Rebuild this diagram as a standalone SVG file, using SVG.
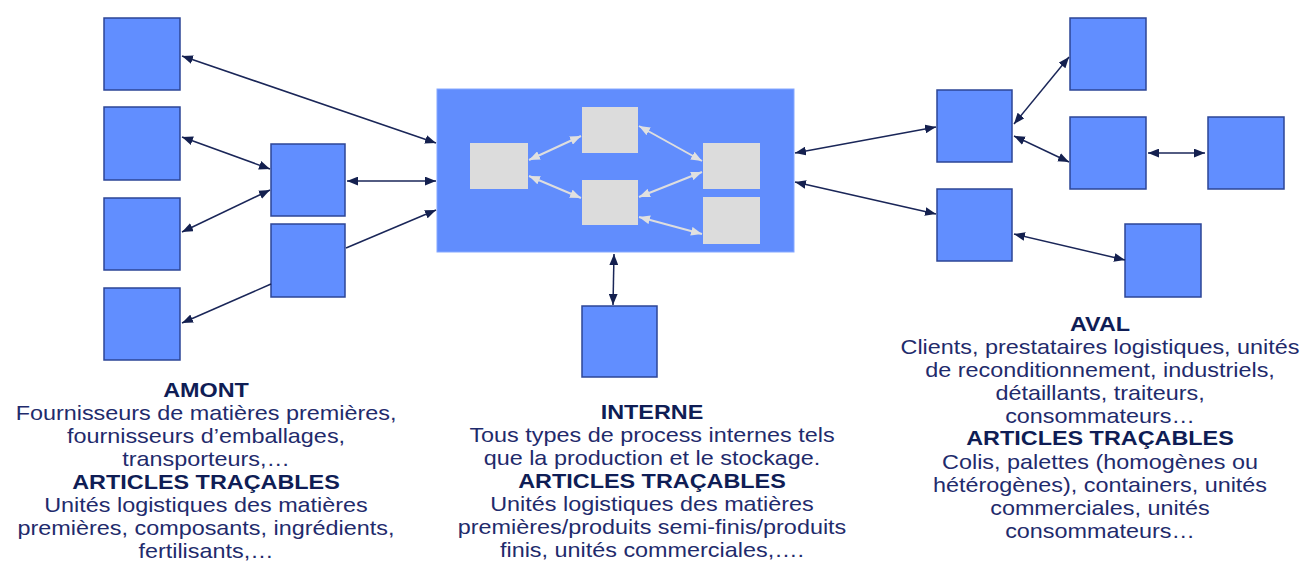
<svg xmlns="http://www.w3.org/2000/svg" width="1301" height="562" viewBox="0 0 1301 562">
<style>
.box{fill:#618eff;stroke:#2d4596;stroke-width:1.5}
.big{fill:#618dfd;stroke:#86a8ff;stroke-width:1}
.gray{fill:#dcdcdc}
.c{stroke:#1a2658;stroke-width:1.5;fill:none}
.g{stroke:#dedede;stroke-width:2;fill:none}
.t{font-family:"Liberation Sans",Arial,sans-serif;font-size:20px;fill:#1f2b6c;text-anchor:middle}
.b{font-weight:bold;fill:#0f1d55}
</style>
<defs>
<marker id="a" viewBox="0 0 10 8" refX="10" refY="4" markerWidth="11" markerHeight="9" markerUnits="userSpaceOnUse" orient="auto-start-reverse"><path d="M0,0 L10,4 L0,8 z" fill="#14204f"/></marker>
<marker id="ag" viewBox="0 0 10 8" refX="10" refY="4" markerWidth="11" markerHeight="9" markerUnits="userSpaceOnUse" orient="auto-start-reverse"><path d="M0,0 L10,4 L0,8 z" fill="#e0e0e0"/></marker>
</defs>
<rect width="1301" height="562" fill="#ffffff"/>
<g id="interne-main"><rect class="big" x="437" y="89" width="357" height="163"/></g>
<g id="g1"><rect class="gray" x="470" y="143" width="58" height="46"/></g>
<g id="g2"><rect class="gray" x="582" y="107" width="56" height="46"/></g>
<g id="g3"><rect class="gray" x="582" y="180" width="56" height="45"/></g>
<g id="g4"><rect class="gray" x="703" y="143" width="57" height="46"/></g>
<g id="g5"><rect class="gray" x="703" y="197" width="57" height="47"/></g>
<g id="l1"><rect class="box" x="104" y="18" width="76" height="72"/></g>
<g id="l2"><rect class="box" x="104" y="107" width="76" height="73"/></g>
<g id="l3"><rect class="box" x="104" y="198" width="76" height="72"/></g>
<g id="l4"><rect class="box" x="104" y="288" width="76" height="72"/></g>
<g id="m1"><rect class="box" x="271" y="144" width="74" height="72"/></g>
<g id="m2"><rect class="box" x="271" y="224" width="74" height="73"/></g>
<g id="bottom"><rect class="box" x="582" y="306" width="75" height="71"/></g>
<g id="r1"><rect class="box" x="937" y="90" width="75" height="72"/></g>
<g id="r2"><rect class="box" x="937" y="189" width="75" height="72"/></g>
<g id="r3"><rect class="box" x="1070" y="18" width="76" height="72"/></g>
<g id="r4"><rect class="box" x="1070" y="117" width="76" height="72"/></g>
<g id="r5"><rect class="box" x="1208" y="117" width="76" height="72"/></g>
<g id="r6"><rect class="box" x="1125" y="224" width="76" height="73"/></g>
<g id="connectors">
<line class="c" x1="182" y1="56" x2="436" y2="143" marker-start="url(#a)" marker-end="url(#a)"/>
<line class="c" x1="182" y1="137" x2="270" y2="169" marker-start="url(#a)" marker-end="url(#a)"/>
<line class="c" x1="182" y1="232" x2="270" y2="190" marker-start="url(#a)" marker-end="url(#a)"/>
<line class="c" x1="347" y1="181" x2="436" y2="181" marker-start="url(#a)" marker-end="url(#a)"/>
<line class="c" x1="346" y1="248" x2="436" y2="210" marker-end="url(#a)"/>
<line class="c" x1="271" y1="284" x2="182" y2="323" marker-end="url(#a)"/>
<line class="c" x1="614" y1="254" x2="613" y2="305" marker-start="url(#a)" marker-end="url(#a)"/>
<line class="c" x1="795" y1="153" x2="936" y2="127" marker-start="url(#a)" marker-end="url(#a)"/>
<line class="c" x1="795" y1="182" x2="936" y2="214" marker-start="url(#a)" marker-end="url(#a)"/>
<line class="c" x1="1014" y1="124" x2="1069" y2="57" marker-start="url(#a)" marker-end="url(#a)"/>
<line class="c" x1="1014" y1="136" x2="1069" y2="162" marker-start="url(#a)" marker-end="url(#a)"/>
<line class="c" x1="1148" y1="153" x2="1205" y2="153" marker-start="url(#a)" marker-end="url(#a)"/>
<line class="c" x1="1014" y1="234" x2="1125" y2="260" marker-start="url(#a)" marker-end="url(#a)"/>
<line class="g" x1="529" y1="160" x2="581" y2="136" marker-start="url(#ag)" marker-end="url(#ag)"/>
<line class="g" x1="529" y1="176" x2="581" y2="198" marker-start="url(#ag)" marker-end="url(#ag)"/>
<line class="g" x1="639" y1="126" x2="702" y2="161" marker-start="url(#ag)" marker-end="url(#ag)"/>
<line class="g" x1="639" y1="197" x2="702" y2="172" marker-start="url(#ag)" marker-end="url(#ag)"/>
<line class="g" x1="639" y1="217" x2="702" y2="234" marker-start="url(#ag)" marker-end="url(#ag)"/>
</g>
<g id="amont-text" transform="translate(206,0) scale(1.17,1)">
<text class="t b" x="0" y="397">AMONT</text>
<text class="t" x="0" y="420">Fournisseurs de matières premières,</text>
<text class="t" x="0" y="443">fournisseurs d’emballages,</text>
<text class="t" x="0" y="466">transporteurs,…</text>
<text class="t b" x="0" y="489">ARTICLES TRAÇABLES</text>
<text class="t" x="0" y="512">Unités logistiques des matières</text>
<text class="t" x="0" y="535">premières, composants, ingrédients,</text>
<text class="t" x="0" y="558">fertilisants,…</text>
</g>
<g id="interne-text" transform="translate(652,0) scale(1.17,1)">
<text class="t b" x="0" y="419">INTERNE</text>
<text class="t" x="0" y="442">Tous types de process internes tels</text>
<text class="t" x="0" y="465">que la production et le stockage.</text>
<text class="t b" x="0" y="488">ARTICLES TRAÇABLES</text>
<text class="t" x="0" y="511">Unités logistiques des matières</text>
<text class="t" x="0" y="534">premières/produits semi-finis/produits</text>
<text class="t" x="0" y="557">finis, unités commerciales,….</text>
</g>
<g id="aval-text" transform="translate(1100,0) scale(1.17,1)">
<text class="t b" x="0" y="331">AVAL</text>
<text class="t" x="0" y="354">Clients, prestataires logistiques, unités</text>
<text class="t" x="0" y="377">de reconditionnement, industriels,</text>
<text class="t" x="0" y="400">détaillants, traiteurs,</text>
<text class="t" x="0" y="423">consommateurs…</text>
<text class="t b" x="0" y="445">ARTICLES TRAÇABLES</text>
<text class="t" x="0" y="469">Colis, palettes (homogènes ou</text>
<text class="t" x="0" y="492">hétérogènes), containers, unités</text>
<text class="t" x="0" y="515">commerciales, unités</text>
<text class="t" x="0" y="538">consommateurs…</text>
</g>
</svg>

━━━━

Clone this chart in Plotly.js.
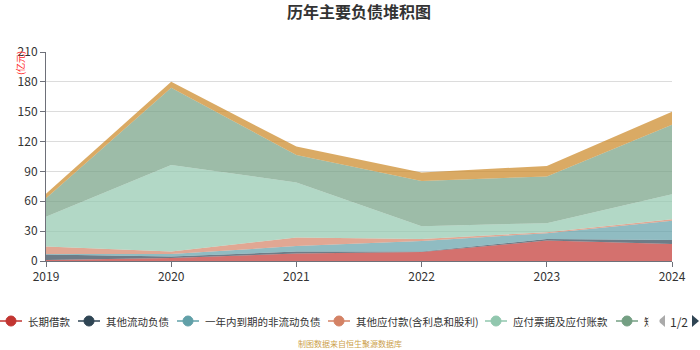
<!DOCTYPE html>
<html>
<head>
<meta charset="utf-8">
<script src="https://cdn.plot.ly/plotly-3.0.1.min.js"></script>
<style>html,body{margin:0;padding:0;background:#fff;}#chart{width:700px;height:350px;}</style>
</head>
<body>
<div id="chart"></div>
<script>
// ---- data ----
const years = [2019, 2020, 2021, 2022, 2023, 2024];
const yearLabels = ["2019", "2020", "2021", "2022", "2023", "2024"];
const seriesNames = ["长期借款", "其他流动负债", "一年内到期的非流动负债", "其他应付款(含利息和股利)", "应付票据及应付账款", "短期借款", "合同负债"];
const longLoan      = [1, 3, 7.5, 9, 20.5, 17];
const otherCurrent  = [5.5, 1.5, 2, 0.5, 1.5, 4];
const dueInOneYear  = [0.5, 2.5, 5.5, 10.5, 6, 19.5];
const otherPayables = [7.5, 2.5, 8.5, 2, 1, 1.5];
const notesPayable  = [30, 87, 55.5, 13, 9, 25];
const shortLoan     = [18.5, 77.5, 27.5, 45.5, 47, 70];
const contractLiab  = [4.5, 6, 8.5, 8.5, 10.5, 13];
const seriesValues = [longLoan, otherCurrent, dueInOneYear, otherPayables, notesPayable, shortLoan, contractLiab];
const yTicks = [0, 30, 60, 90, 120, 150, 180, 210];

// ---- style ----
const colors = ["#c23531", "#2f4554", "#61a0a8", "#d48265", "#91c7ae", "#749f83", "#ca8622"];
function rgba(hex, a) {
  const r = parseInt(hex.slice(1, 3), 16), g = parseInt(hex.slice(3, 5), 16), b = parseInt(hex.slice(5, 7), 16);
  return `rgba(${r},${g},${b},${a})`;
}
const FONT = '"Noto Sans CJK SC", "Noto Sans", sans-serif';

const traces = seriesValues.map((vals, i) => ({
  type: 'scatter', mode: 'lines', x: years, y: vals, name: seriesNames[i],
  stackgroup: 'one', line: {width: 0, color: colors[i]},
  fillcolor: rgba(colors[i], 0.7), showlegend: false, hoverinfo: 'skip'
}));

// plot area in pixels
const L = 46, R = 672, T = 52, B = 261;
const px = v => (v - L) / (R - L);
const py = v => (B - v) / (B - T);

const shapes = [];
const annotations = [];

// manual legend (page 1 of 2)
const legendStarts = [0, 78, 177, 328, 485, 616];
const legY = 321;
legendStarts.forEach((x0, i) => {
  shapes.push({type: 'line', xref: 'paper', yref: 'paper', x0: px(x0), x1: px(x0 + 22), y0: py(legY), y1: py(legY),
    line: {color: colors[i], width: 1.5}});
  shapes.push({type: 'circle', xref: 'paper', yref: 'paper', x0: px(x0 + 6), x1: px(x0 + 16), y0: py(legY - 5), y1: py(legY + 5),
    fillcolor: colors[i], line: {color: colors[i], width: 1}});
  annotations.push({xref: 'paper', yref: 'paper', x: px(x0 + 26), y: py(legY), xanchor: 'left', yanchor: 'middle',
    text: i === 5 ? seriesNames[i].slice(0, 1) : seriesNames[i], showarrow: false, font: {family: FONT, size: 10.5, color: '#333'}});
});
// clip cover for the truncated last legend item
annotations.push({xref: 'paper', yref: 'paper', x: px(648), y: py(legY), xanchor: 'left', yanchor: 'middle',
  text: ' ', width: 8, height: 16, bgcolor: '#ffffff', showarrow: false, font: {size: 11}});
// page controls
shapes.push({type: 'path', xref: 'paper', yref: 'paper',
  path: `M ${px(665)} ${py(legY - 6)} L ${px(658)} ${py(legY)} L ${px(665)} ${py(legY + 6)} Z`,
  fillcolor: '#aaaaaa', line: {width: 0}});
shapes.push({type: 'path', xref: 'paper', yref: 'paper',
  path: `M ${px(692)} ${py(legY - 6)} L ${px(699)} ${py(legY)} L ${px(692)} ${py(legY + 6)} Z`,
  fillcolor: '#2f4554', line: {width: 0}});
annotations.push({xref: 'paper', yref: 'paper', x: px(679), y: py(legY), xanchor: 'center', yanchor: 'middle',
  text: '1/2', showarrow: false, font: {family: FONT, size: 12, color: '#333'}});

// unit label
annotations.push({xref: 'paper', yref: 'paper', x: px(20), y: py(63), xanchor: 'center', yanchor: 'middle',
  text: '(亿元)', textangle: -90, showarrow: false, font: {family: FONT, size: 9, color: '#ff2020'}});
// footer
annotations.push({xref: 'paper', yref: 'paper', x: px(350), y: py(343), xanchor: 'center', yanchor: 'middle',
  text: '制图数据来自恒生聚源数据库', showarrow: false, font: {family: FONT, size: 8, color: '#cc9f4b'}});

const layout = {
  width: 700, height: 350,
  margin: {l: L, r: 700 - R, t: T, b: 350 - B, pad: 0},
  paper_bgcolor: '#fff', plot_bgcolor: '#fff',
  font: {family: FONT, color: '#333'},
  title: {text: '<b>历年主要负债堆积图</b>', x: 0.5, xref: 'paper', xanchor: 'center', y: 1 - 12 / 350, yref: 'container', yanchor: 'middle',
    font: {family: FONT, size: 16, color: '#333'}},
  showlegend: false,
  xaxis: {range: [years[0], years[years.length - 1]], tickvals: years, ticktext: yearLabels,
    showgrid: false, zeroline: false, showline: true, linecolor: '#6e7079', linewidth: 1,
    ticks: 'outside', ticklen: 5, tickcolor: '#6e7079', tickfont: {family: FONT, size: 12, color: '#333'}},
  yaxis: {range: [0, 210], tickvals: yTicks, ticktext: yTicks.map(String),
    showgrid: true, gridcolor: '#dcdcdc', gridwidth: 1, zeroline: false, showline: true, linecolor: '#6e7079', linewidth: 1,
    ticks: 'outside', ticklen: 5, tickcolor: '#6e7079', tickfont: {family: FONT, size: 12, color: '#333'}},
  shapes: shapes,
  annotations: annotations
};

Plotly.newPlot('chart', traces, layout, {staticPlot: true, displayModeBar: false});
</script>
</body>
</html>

━━━━

Retype only the lines above from the one with "Clone this chart in Plotly.js." through the one with "const annotations = [];", exactly and with both ends. Images stay out.

• _Answer to this exercise_:
Clone this chart in Plotly.js.
<!DOCTYPE html>
<html>
<head>
<meta charset="utf-8">
<script src="https://cdn.plot.ly/plotly-3.0.1.min.js"></script>
<style>html,body{margin:0;padding:0;background:#fff;}#chart{width:700px;height:350px;}</style>
</head>
<body>
<div id="chart"></div>
<script>
// ---- data ----
const years = [2019, 2020, 2021, 2022, 2023, 2024];
const yearLabels = ["2019", "2020", "2021", "2022", "2023", "2024"];
const seriesNames = ["长期借款", "其他流动负债", "一年内到期的非流动负债", "其他应付款(含利息和股利)", "应付票据及应付账款", "短期借款", "合同负债"];
const longLoan      = [1, 3, 7.5, 9, 20.5, 17];
const otherCurrent  = [5.5, 1.5, 2, 0.5, 1.5, 4];
const dueInOneYear  = [0.5, 2.5, 5.5, 10.5, 6, 19.5];
const otherPayables = [7.5, 2.5, 8.5, 2, 1, 1.5];
const notesPayable  = [30, 87, 55.5, 13, 9, 25];
const shortLoan     = [18.5, 77.5, 27.5, 45.5, 47, 70];
const contractLiab  = [4.5, 6, 8.5, 8.5, 10.5, 13];
const seriesValues = [longLoan, otherCurrent, dueInOneYear, otherPayables, notesPayable, shortLoan, contractLiab];
const yTicks = [0, 30, 60, 90, 120, 150, 180, 210];

// ---- style ----
const colors = ["#c23531", "#2f4554", "#61a0a8", "#d48265", "#91c7ae", "#749f83", "#ca8622"];
function rgba(hex, a) {
  const r = parseInt(hex.slice(1, 3), 16), g = parseInt(hex.slice(3, 5), 16), b = parseInt(hex.slice(5, 7), 16);
  return `rgba(${r},${g},${b},${a})`;
}
const FONT = '"Noto Sans CJK SC", "Noto Sans", sans-serif';

const traces = seriesValues.map((vals, i) => ({
  type: 'scatter', mode: 'lines', x: years, y: vals, name: seriesNames[i],
  stackgroup: 'one', line: {width: 0, color: colors[i]},
  fillcolor: rgba(colors[i], 0.7), showlegend: false, hoverinfo: 'skip'
}));

// plot area in pixels
const L = 46, R = 672, T = 52, B = 261;
const px = v => (v - L) / (R - L);
const py = v => (B - v) / (B - T);

const shapes = [];
const annotations = [];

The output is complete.